## Source data
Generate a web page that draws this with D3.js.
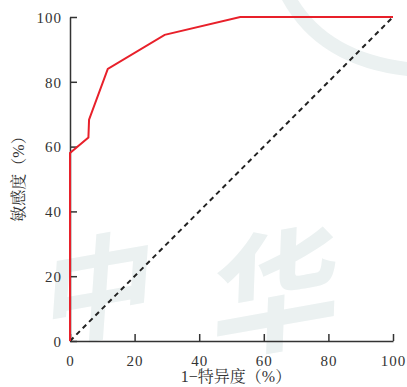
...
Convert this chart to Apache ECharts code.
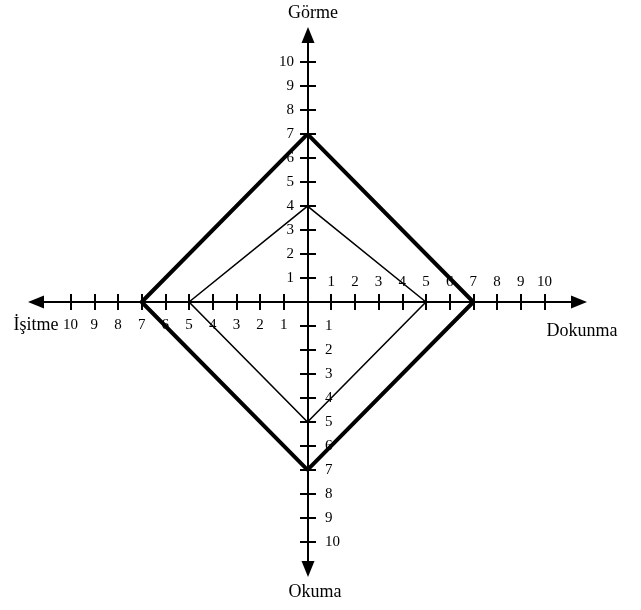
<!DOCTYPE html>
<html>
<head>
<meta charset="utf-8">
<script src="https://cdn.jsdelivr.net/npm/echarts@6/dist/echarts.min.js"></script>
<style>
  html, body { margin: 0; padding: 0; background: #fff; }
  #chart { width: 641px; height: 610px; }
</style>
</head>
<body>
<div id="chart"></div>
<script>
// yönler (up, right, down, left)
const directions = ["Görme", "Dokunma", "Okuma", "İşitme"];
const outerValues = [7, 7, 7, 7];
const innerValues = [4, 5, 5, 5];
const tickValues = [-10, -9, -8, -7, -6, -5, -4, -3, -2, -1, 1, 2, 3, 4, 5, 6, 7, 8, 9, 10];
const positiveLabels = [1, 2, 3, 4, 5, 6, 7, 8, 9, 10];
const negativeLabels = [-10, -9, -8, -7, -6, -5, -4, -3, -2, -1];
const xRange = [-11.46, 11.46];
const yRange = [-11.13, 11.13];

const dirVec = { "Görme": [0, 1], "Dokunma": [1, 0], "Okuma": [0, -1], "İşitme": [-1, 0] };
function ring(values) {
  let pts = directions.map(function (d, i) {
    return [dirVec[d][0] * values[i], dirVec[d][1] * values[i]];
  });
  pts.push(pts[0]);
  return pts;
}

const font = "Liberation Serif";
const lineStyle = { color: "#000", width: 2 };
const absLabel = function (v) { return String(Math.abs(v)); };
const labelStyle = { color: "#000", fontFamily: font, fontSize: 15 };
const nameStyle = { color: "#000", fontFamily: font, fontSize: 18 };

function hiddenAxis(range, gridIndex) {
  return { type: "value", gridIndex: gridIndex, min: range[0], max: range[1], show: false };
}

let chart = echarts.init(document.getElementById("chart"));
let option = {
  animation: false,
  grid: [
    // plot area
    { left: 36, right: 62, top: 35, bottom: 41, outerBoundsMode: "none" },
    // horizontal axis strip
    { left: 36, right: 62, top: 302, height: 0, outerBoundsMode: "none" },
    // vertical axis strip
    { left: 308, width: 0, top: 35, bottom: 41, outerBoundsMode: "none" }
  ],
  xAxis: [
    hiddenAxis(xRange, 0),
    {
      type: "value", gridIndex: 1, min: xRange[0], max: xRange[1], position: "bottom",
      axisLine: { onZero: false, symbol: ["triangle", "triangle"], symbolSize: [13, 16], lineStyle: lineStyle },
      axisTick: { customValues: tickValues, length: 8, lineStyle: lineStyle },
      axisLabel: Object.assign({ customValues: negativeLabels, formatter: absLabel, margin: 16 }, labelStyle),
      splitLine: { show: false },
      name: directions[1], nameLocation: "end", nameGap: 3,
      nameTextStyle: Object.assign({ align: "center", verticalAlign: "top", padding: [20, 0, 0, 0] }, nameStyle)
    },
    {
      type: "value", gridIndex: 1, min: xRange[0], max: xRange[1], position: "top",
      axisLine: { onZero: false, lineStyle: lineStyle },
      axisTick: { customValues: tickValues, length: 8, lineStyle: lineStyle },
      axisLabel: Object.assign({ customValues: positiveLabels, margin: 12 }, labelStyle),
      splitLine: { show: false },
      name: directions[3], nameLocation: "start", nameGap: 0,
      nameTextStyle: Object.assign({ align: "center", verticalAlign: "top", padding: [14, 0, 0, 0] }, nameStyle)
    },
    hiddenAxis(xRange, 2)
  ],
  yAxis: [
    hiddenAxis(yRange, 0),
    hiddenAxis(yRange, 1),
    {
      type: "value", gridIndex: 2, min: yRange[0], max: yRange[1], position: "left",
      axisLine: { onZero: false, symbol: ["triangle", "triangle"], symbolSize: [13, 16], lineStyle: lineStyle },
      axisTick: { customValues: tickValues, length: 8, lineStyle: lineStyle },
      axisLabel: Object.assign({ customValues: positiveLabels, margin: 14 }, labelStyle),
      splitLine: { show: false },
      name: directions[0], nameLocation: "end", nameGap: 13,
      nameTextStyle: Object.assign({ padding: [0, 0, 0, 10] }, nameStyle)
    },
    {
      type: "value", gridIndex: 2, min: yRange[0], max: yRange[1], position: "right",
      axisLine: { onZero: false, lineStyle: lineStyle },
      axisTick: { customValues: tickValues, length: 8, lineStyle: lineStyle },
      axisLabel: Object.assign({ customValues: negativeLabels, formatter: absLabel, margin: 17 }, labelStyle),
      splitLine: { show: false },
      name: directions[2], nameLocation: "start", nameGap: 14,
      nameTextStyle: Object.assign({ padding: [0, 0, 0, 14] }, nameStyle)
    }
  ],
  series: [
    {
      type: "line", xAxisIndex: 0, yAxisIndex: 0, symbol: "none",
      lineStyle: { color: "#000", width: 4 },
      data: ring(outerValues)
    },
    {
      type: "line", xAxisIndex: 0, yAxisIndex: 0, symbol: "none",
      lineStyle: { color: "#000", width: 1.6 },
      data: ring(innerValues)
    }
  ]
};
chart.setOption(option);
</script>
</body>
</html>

## Work required
The records are above. How many lines in them contain the word "this"? Give the number alone.

## Solution below
2